上海大学教授陈文平曾经旅日5年,大量走访了日本当地博物馆和私人文物展览,见到很多名录都没有收录的文物珍品。而对日文物追索从战后开始一直在进行,即便铁证如山,有些在日展出文物甚至公然标出被劫时间地点,但索回几乎无望。
“日本收藏中国文物之多、之精、之广都是我们难以想象的,与此同时,想要追索这笔战争赃物也是非常困难的。”陈文平认为,从流失文物资料和数据方面的整理工作做起,理清文物流失的路径,才能为将来追讨文物扫清障碍。

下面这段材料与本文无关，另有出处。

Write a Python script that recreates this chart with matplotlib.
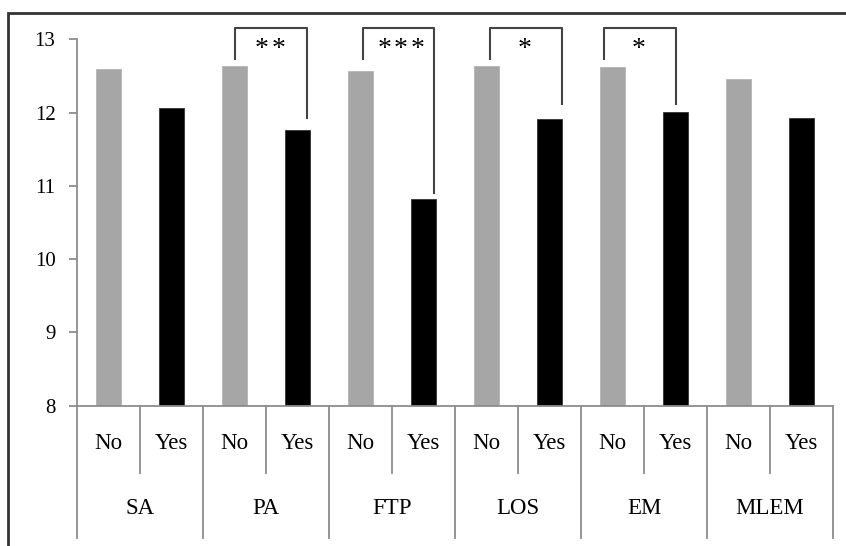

马远的《寒江独钓图》、王羲之的《妹至帖》……这些都是难得一见的稀世文物珍品。如今它们都被掠夺至日本。据不完全统计,自1931年到1945年抗日战争结束,被日本掠夺的文化财产共1879箱,破坏的古迹达到741处,抢劫图书和手稿300万册、文物360万件。然而追索文物困难重重。
“学术旅行队”盗宝
日军荷枪护卫
上海大学教授陈文平这些年一直在追讨中国文物方面努力。在他的笔记本里一直珍藏着一张复印的老照片资料,照片上,来自日本名校庆应义塾大学的“学术旅行队”在江浙一带发掘古文化遗迹,名为学术考察,实则公然盗宝,在这张照片上还可看到日军持枪为盗宝者“保驾护航”,照片收录在《江南踏查》报告中。
该报告书详细地记录了松本信广、保坂三郎、西冈秀雄,于1938年5月从东京出发,到达南京后,在日军的护卫下,调查劫掠了南京国立中央研究院历史语言研究所、古物保存所、六朝墓、西湖博物馆,挖掘杭州附近古荡石虎山遗址以及吴兴钱山漾遗址等活动。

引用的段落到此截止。